Cheryle Margaret Rowe, 63, stole $666,000 from clients of the solicitors firm Birch, Ross and Barlow while she was working from their Cowes office between 2005 and 2013.
Rowe was initially charged with 60 offences spanning 15 years from 1998 to 2013, but she pleaded guilty at the Latrobe Magistrates’ Court to eight charges of false accounting and nine charges of theft.
In sentencing, Judge John Smallwood told the court Rowe had “engaged in what can only be described as gross breaches of trust over a very long period of time in relation to many people”.

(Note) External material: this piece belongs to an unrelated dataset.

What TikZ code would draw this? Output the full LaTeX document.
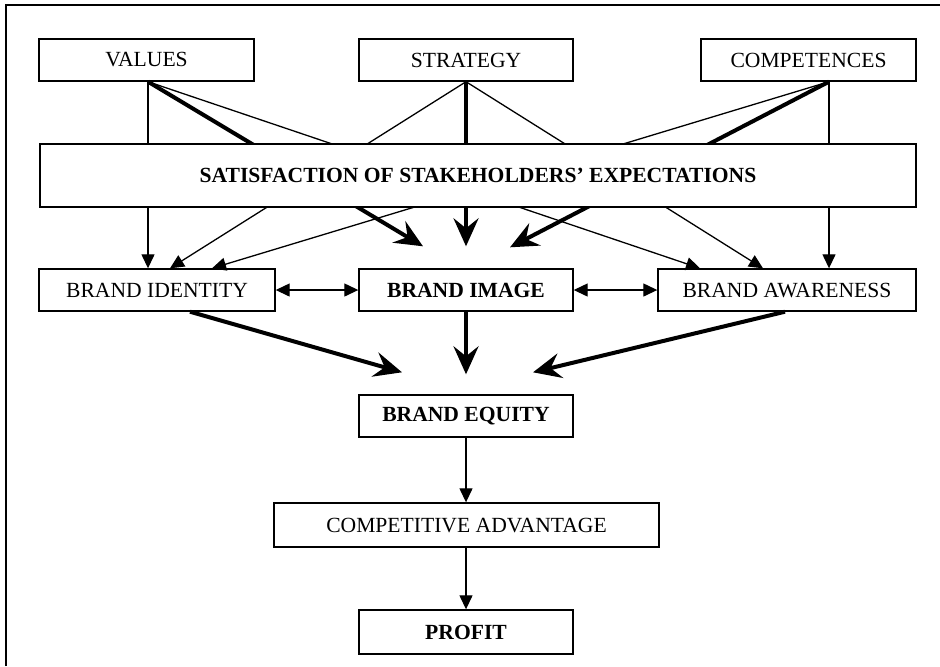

He said the victim impact statements detailed a “personal sense of betrayal of each of the people whose families suffered loss … that sense of a breach of confidence of personal information”.
“It’s hard to really describe the devastation that this sort of thing causes to many people and to a community,” said Judge Smallwood.
He told the court Rowe had been ostracised by many members of her extended family.
Judge Smallwood said he accepted Rowe felt remorse but told her “you don’t seem to appreciate the gravity of the thieving that you engaged in over such an extended period of time”.
Rowe, who now lives at Mount Eliza, will serve a minimum of two-and-a-half years in jail and has been declared bankrupt.
Money still missing
Police arrested Rowe at her Cowes home in May 2013 where they found she kept files she was not authorised to have and cheques that had been made out to prospective clients.
Police also found 34 boxes containing client files and untransferred land titles at a nearby storage facility in Cowes.
But Judge Smallwood said it was still not known how much money Rowe stole.
“A very significant amount of money remains missing,” he said.
“There is really no information as to where that money went. You have never really provided an explanation.”
The Legal Fidelity Fund has already reimbursed victims more than $1.5 million but there are still some left out of pocket.
Investigators are still trying to find the remaining stolen money.